--- start ---

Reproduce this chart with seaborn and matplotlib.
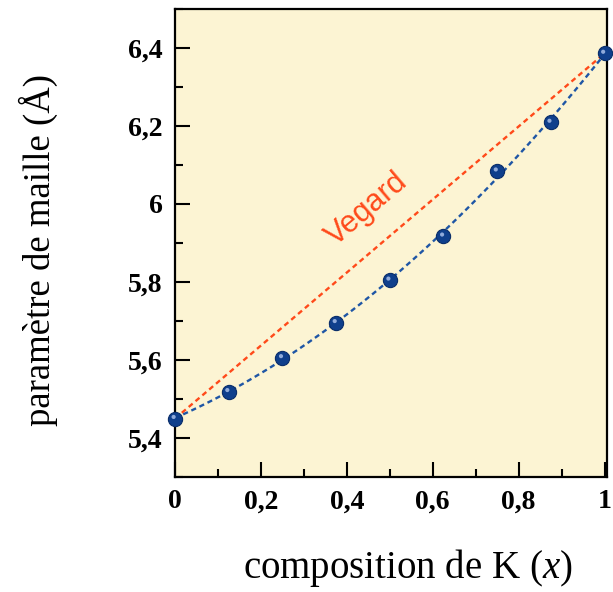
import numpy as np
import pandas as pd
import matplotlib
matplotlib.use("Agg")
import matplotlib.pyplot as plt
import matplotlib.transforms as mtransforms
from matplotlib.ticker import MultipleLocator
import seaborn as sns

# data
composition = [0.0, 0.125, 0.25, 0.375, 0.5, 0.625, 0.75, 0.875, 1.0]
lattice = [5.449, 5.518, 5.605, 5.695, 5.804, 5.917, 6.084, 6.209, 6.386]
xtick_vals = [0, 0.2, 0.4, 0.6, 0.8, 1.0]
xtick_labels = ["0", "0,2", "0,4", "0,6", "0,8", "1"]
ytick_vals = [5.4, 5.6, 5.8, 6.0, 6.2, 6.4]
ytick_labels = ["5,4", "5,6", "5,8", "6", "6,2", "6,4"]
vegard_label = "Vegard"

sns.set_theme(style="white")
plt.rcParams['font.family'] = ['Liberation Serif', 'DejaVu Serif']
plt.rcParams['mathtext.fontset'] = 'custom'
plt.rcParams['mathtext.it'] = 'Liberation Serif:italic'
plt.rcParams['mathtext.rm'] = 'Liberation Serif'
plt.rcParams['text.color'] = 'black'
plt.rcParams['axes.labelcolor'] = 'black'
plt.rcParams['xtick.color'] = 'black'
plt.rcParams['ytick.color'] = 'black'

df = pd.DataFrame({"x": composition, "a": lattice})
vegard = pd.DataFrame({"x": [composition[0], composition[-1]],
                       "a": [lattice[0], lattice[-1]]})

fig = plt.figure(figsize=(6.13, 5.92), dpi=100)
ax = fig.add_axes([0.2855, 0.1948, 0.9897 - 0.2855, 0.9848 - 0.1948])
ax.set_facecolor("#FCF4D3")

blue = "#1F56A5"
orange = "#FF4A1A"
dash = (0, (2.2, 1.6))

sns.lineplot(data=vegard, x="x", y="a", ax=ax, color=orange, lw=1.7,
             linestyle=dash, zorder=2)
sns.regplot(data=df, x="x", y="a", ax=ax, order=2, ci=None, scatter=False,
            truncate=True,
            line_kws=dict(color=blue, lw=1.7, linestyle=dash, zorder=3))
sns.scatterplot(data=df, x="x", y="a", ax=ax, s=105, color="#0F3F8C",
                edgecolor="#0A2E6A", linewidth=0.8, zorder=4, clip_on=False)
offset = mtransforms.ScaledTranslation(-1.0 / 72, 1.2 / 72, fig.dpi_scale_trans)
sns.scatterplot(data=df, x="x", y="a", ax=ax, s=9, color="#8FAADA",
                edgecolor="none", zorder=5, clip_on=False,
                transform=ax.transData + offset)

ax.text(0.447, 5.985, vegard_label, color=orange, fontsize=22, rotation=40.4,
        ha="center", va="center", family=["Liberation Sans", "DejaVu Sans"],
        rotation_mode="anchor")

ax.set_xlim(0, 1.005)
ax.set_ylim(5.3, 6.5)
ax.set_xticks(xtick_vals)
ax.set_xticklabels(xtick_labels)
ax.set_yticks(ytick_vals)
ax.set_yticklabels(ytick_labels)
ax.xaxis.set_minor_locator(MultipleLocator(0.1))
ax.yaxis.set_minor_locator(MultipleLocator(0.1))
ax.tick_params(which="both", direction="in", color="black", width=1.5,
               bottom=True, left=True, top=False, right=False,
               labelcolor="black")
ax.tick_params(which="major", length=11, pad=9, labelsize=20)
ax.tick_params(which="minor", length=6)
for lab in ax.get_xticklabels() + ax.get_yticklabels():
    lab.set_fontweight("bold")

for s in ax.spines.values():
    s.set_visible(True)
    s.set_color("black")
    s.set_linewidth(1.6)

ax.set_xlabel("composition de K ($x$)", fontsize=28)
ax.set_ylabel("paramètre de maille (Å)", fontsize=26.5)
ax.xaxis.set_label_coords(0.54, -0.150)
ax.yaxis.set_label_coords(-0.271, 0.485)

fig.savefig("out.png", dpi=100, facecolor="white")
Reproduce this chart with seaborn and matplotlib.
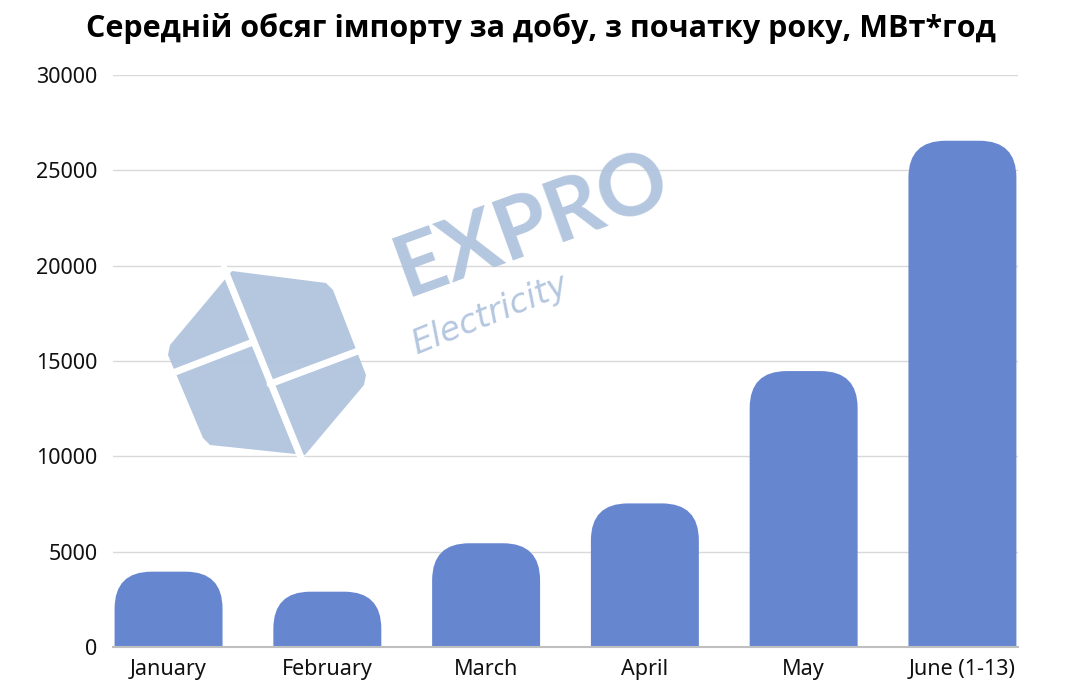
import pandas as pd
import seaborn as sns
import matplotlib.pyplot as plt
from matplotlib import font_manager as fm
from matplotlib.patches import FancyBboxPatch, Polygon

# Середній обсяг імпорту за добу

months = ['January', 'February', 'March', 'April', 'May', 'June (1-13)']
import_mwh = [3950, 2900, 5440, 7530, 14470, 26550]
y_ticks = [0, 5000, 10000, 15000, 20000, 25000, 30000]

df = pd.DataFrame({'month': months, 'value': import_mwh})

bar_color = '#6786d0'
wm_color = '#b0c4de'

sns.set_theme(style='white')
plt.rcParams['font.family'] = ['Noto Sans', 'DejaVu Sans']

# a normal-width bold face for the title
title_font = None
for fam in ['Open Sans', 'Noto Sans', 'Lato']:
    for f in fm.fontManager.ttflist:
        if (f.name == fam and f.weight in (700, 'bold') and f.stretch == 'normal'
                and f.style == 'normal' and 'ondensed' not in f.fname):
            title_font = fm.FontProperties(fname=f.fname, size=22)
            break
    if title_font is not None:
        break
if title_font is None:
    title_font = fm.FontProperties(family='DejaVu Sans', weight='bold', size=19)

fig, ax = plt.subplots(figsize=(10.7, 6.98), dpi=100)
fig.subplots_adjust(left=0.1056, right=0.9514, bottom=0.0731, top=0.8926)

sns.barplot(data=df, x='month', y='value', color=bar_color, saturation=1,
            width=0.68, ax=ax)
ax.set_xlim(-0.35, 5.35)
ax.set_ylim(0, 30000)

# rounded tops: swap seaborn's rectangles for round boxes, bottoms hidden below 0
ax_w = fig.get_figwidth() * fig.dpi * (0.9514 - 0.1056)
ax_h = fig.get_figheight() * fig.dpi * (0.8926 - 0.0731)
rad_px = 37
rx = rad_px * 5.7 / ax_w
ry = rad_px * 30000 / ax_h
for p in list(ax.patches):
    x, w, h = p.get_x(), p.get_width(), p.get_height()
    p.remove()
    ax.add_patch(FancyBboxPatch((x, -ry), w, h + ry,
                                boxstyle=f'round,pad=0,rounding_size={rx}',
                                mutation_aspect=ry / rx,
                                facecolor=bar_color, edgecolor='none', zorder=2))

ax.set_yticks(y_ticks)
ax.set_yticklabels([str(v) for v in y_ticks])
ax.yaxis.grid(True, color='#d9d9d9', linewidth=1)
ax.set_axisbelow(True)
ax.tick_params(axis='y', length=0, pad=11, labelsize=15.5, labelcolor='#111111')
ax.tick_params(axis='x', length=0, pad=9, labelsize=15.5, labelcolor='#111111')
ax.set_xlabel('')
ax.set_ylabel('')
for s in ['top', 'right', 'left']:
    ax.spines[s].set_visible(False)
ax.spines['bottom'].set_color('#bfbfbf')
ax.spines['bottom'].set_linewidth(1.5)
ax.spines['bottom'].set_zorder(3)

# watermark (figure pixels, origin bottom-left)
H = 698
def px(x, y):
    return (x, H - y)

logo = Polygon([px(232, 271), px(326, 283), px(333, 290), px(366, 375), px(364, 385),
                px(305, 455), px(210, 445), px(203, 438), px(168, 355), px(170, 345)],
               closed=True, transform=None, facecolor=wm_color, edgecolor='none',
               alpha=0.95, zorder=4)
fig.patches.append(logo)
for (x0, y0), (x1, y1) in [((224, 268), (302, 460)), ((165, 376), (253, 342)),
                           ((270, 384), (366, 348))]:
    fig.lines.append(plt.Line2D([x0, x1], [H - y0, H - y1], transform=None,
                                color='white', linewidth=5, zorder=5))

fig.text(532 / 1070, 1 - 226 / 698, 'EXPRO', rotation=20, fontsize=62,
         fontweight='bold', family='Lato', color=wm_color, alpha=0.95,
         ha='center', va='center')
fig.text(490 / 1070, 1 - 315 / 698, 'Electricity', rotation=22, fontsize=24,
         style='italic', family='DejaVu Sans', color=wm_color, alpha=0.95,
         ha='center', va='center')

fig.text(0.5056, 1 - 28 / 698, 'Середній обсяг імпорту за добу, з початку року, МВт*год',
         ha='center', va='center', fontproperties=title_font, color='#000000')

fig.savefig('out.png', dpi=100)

--- end ---
--- start ---

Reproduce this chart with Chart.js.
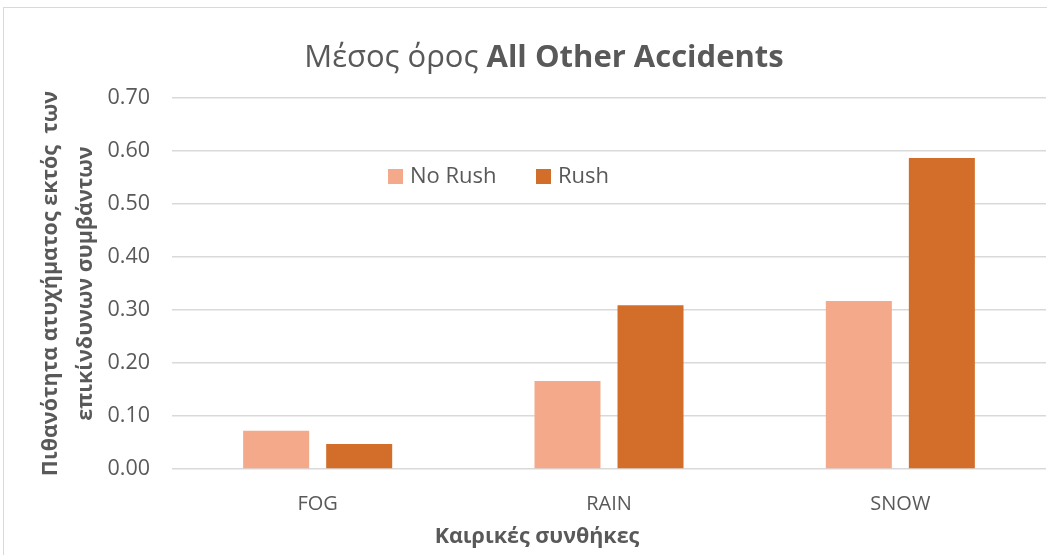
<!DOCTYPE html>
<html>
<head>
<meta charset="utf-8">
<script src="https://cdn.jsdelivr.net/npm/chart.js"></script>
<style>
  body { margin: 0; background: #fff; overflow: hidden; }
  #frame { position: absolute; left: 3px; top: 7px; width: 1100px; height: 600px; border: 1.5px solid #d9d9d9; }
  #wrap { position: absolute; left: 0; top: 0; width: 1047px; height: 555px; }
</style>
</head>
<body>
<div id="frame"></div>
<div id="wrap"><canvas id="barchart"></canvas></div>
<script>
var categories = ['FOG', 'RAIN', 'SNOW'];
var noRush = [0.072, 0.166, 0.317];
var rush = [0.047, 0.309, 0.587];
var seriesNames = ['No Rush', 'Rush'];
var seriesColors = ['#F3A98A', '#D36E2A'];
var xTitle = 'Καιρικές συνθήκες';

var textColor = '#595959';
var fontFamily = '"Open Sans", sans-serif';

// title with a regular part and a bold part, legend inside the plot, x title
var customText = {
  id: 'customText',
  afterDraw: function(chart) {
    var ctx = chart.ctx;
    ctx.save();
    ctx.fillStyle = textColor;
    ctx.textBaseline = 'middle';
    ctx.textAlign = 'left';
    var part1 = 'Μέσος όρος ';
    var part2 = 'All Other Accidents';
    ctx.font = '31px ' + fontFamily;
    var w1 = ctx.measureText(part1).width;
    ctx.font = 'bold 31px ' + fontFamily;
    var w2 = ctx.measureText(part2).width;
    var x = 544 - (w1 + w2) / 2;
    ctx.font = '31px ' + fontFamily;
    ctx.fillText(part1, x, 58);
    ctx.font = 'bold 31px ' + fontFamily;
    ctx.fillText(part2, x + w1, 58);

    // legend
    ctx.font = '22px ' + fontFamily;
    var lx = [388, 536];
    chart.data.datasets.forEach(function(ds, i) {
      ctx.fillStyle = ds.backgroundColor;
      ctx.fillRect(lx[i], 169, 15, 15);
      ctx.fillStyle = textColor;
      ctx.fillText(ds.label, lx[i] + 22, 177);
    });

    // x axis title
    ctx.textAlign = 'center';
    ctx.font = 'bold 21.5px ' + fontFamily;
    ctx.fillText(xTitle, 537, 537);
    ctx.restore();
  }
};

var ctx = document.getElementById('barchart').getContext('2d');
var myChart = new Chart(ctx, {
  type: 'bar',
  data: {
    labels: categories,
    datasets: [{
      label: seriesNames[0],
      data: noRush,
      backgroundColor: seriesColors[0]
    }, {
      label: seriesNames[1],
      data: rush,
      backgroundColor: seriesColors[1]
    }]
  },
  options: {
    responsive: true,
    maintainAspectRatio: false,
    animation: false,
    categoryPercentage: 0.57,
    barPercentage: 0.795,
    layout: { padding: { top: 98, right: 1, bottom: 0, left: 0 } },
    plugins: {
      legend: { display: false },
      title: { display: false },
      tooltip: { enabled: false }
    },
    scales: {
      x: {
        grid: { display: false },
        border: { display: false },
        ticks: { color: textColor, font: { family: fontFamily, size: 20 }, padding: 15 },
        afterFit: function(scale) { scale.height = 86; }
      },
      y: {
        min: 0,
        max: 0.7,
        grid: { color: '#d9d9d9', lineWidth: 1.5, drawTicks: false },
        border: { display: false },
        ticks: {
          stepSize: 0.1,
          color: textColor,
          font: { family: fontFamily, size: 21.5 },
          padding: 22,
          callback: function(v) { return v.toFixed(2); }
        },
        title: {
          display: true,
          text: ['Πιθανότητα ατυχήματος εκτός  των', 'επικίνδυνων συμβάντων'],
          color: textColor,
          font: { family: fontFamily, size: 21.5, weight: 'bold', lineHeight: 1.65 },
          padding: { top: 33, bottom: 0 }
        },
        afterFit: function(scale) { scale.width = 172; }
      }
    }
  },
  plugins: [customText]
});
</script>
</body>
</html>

--- end ---

● **WORK INSTRUCTIONS**: Extract lines where the string "with" occurs.

● **EXERCISE RESPONSE**:
Reproduce this chart with seaborn and matplotlib.
Reproduce this chart with seaborn and matplotlib.
Reproduce this chart with Chart.js.
// title with a regular part and a bold part, legend inside the plot, x title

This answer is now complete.